Надо сказать, а по данному вопросу также существуют спекуляции, выставляющие Ломоносова в качестве угодника высоким покровителям, и тем самым добивавшимся их поддержки, якобы позволявшей ему расправляться со своими противниками, что не было ничего необычного в теме его выступления, ибо выступать в подобном жанре было традицией и обязанностью академиков, а вместе с тем очень большой честью и для них, и для самой Академии. Так, 1 августа 1726 г. Г.З.Байер «произнес хвалебную речь в честь императрицы» Екатерины I «в ее высочайшем присутствии» на втором публичном, как пишет Миллер, собрании Академии наук.
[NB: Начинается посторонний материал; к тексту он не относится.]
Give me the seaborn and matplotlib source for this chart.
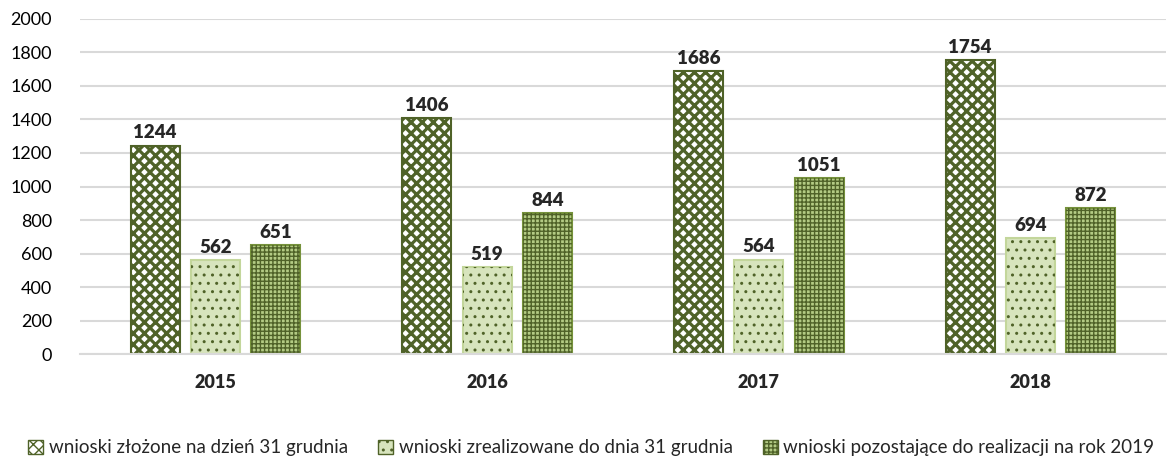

Сам Миллер выступил в 1762 г. с речью на Академическом собрании в честь Екатерины II. П.П. Пекарский пишет, что «к торжественному заседанию Академии наук, по случаю коронования Елизаветы, 29 апреля 1742 года, бывший академик Юнкер, любимец графа Миниха, теперь сосланного, певец бироновского величия, тайком передавший известия о России саксонскому правительству, написал оду в прославление новой императрицы»[140].
Л.П. Белковец, а данный тезис является самым главным пунктом обличительных речей норманистов прошлого и современности в адрес Ломоносова, нарочито подчеркнуто представляющих его действия в совершенно неприглядном виде, особо акцентирует внимание на том, что обсуждение диссертации Миллера закончилось «переводом автора из профессоров в адъюнкты» (А.А.Формозов добавляет, «с соответствующим уменьшением жалования». С.С. Илизаров еще более усиливает этот момент, говоря о «беспрецедентном разжаловании историографа из академиков в адъюнкты с очень сильным сокращением жалования»). Но понижение Миллера в должности произошло по совокупности нескольких причин, среди которых случай с диссертацией далеко не самый главный. Да к тому же пункт претензий к Миллеру по поводу его речи-диссертации сформулирован в определении президента Академии наук К.Г.Разумовского совершенно иначе, чем обычно излагают норманисты-«ломоносововеды», несмотря на то, что этот официальный документ был приведен в 1870 г. П.П. Пекарским в его фундаментальной работе по истории Петербургской Академии наук, а в 1862 и 2005 гг. его пересказали С.М.Соловьев и Н.П. Копанева.